Once In A Lifetime

When my pal, Rockwood Music Hall Talent Buyer, Matt Currie, asked if I’d like to perform one of their Facebook Lives, I jumped at the chance.

The date was more auspicious than I’d first thought, roughly coinciding with my first Rockwood shows in 2005. Which was also, far more importantly, the night I met my wife. So I decided to revisit those songs and somehow measure the time in-between.

It seems rare to be able to pinpoint an instant when the entire course of your life changed. Looking back now, there’s a straight line from that long winter — those songs, those worries, that work — to today. There, the fractures began to heal. There, the frenzy began to slow. There, we began to build our own home.

At the time, though, I was living at 80th & Columbus at the time, in a 6th-floor, walk-up duplex made for a bachelor. Downstairs was a dark box with high ceilings and shag carpet. Upstairs was a glass box flooded by sunshine and buffeted by winds straight off the Hudson.

I was ten years into New York City then. It felt like home. I was playing rock shows in Manhattan, and country shows in Brooklyn. I’d climbed a few rungs at MTV, and run a few marathons.
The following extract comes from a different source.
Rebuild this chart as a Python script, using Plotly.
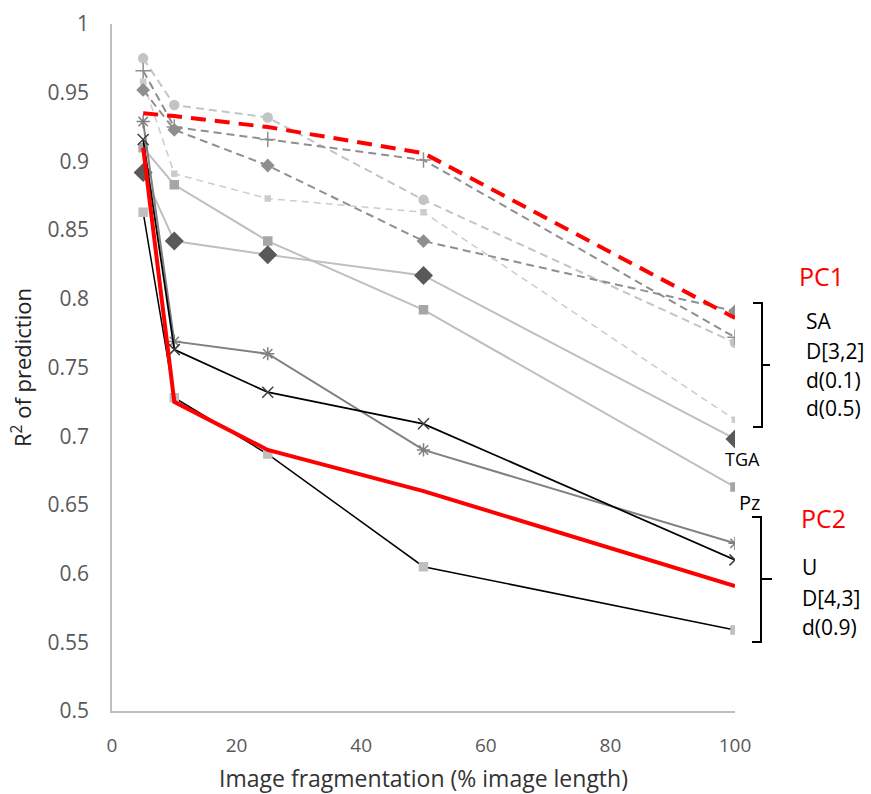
import plotly.graph_objects as go

x_vals = [5, 10, 25, 50, 100]

# PC1 group (dashed)
sa = [0.975, 0.941, 0.932, 0.872, 0.768]
d32 = [0.966, 0.925, 0.916, 0.901, 0.772]
d01 = [0.952, 0.923, 0.897, 0.842, 0.791]
d05 = [0.958, 0.891, 0.873, 0.863, 0.712]
pc1 = [0.935, 0.933, 0.925, 0.906, 0.786]

# other / PC2 group (solid)
tga = [0.892, 0.842, 0.832, 0.817, 0.698]
pz = [0.910, 0.883, 0.842, 0.792, 0.663]
u = [0.929, 0.769, 0.760, 0.690, 0.622]
d43 = [0.916, 0.763, 0.732, 0.709, 0.610]
d09 = [0.863, 0.728, 0.687, 0.605, 0.559]
pc2 = [0.910, 0.725, 0.690, 0.660, 0.591]

y_ticks = [0.5, 0.55, 0.6, 0.65, 0.7, 0.75, 0.8, 0.85, 0.9, 0.95, 1]
y_tick_text = ["0.5", "0.55", "0.6", "0.65", "0.7", "0.75", "0.8", "0.85", "0.9", "0.95", "1"]
x_ticks = [0, 20, 40, 60, 80, 100]

FONT = "Open Sans"

fig = go.Figure()

def add(y, line_color, width, dash, marker_symbol=None, marker_color=None, marker_size=8, name=""):
    mode = "lines+markers" if marker_symbol else "lines"
    marker = dict(symbol=marker_symbol, color=marker_color, size=marker_size,
                  line=dict(color=marker_color, width=1.5)) if marker_symbol else None
    fig.add_trace(go.Scatter(x=x_vals, y=y, mode=mode, name=name,
                             line=dict(color=line_color, width=width, dash=dash),
                             marker=marker, showlegend=False))

# dashed series
add(d05, "#cccccc", 1.5, "7px,5px", "square", "#cccccc", 5, "d(0.5)")
add(sa, "#c4c4c4", 2, "8px,5px", "circle", "#c4c4c4", 9, "SA")
add(d01, "#8f8f8f", 2, "8px,5px", "diamond", "#8f8f8f", 9, "d(0.1)")
add(d32, "#8f8f8f", 2, "8px,5px", "cross-thin-open", "#8f8f8f", 11, "D[3,2]")

# solid series
add(pz, "#bfbfbf", 2, "solid", "square", "#a6a6a6", 8, "Pz")
add(tga, "#bfbfbf", 2, "solid", "diamond", "#595959", 13, "TGA")
add(u, "#808080", 2, "solid", "asterisk-open", "#808080", 11, "U")
add(d43, "#000000", 1.75, "solid", "x-thin-open", "#404040", 11, "D[4,3]")
add(d09, "#000000", 1.5, "solid", "square", "#bfbfbf", 8, "d(0.9)")

# PC lines
add(pc1, "#ff0000", 4, "15px,9px", None, None, 0, "PC1")
add(pc2, "#ff0000", 4, "solid", None, None, 0, "PC2")

W, H = 623.0, 687.0
L, B = 112.0, 711.0

def px(xp):
    return (xp - L) / W

def py(yp):
    return (B - yp) / H

annotations = []

def label(text, xp, yp, size=21, color="#000000", xanchor="center"):
    annotations.append(dict(text=text, x=px(xp), y=py(yp), xref="paper", yref="paper",
                            showarrow=False, xanchor=xanchor, yanchor="middle",
                            font=dict(family=FONT, size=size, color=color)))

label("PC1", 821, 276, size=25, color="#ff0000")
label("SA", 804, 321, xanchor="left")
label("D[3,2]", 804, 351, xanchor="left")
label("d(0.1)", 804, 380, xanchor="left")
label("d(0.5)", 804, 408, xanchor="left")
label("TGA", 742, 459, size=18)
label("Pz", 749, 502, size=20)
label("PC2", 823, 518, size=25, color="#ff0000")
label("U", 800, 567, xanchor="left")
label("D[4,3]", 800, 598, xanchor="left")
label("d(0.9)", 800, 627, xanchor="left")

def bracket(xl, xv, xt, yt, ym, yb):
    return dict(type="path", xref="paper", yref="paper",
                path=(f"M {px(xl)},{py(yt)} L {px(xv)},{py(yt)} L {px(xv)},{py(yb)} "
                      f"L {px(xl)},{py(yb)} M {px(xv)},{py(ym)} L {px(xt)},{py(ym)}"),
                line=dict(color="#000000", width=2))

shapes = [bracket(753, 762, 770, 303, 365, 427),
          bracket(752, 761, 772, 517, 579, 642)]

fig.update_layout(
    width=871, height=794,
    margin=dict(l=112, r=136, t=24, b=83, autoexpand=False),
    paper_bgcolor="white", plot_bgcolor="white",
    font=dict(family=FONT, color="#595959"),
    annotations=annotations, shapes=shapes, showlegend=False,
    xaxis=dict(range=[0, 100], tickvals=x_ticks, showgrid=False, zeroline=False,
               showline=True, linecolor="#bfbfbf", linewidth=1.5, ticks="",
               ticklabelstandoff=16, tickfont=dict(size=19, color="#595959"),
               title=dict(text="Image fragmentation (% image length)", standoff=14,
                          font=dict(size=23, color="#333333"))),
    yaxis=dict(range=[0.5, 1], tickvals=y_ticks, ticktext=y_tick_text, showgrid=False,
               zeroline=False, showline=True, linecolor="#bfbfbf", linewidth=1.5, ticks="",
               ticklabelstandoff=17, tickfont=dict(size=21, color="#595959"),
               title=dict(text="R<sup>2</sup> of prediction", standoff=10,
                          font=dict(size=22, color="#222222"))),
)

fig.write_html("out.html")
Christofer and I were beginning to make “Mister Rogers & Me” (though had no idea how it would turn out).

I was approaching 35, unwed — but chronically monogamous. The prior year had seen a well (though fortunately not comprehensively) documented train wreck in which I’d blundered through numerous relationships with little regard for much more than how it felt to be liked.

A number of strong signals (The New York Times was one) told me that it wasn’t working. So I pledged myself a period of romantic asceticism. I swore off dating for six months. I dug into songwriting, recording and performing.

The Manhattan music scene was fairly hostile then. I was still cattle calling for bored sound guys, surly owners and a fist full of drink tickets. Ken Rockwood was planting the seeds of what has become a long, luminous legacy of artist and audience-first venues. Rockwood Music Hall came to feel like a clubhouse. Ken knew your name. He asked about your life. It was the only venue I frequented when I wasn’t playing.

And then, Mary Keller walked in and introduced herself. The rest is history. Living history.

Because sixteen-years-later, as David Byrne suggests, I find myself in a beautiful house, with a beautiful wife. Sixteen-years-later, I do the dishes, take out the trash, play board games. Sixteen-years-later, I find myself noticing the sunrise and sunset, bird watching.

It’s another world, one I could scarcely have imagined then. But I know exactly how I got here; the road is paved with songs.